### SUPPLIED MATERIAL
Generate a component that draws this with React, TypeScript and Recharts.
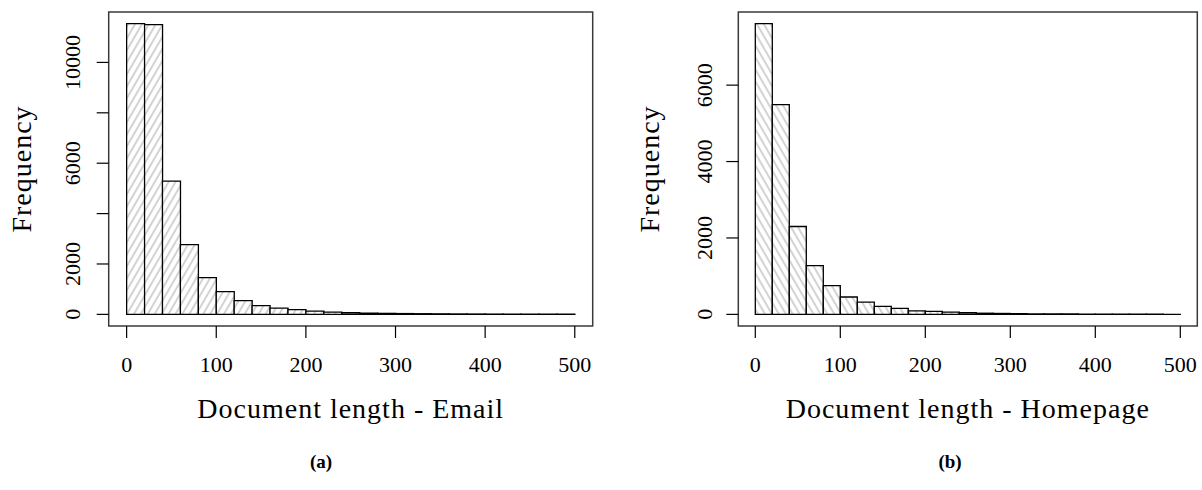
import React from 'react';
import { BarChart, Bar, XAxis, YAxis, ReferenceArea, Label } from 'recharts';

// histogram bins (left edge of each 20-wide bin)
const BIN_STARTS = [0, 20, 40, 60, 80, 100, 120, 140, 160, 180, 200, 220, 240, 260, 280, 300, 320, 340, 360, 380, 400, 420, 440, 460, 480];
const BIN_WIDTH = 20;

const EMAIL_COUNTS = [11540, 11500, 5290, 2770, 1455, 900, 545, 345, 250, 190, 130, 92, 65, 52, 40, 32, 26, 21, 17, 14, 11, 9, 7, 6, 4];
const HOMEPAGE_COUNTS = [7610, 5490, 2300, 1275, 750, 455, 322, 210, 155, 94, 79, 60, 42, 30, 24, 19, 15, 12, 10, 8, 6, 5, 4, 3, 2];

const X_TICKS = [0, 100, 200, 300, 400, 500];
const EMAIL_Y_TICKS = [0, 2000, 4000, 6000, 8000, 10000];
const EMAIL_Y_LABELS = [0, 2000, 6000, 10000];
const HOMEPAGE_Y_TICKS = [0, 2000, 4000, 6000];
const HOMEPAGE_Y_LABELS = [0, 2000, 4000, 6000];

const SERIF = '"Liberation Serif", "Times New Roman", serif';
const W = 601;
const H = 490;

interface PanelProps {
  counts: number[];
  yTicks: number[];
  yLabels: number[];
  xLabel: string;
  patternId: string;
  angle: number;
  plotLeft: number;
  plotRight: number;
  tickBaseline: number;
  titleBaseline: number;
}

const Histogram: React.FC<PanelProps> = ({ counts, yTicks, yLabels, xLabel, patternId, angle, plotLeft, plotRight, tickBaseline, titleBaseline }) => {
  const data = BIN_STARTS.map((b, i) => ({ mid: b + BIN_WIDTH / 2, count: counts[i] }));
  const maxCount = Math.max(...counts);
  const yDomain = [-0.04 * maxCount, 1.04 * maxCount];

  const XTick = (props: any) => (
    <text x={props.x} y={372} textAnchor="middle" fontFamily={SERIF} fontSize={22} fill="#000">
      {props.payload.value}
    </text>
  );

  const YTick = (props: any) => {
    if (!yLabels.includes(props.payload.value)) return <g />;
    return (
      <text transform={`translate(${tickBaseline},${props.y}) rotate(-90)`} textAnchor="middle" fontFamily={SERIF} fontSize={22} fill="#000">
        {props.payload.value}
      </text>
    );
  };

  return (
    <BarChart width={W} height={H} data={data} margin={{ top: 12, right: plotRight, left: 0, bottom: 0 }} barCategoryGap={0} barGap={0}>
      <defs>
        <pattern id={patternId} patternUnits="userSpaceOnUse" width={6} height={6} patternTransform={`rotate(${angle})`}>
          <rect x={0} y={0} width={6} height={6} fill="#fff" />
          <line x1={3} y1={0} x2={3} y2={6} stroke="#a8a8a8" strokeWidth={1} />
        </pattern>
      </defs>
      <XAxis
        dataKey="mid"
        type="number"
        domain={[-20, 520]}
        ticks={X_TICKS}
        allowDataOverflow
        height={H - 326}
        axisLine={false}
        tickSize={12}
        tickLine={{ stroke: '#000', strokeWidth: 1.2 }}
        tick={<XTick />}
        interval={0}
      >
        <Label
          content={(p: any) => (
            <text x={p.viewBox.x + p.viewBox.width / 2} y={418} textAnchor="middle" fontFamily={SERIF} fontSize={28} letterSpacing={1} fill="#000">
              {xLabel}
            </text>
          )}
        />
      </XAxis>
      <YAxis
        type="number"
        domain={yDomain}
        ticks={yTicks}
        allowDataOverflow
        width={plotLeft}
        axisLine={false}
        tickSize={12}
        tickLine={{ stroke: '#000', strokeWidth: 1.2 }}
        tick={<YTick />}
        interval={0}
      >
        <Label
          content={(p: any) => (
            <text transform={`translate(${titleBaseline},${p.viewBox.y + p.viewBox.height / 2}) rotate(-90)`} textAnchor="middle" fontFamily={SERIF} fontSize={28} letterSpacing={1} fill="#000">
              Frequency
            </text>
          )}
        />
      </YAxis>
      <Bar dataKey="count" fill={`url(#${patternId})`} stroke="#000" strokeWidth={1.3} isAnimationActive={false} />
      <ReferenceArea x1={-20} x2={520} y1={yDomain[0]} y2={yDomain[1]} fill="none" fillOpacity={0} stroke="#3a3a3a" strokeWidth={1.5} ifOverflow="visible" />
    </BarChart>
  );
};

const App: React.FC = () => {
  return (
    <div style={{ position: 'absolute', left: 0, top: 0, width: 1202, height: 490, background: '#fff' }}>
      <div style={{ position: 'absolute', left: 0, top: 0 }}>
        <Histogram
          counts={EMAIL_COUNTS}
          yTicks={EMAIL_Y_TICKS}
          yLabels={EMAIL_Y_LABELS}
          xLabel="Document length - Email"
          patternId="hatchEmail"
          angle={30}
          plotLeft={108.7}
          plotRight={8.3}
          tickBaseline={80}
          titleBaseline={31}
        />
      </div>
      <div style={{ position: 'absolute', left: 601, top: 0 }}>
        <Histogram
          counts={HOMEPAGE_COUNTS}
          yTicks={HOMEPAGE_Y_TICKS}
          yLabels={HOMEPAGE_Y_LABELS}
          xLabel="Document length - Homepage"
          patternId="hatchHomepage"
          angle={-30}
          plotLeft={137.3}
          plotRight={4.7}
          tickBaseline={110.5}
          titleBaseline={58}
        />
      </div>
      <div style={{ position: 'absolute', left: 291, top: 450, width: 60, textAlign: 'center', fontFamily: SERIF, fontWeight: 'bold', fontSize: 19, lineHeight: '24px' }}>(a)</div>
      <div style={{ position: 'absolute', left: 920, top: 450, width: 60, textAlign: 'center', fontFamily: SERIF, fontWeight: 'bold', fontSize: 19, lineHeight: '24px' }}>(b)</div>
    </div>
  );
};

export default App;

### DIRECTIONS FOR THIS TASK
Copy each line in the data that holds the word "React".

### TASK OUTPUT
Generate a component that draws this with React, TypeScript and Recharts.
import React from 'react';
const Histogram: React.FC<PanelProps> = ({ counts, yTicks, yLabels, xLabel, patternId, angle, plotLeft, plotRight, tickBaseline, titleBaseline }) => {
const App: React.FC = () => {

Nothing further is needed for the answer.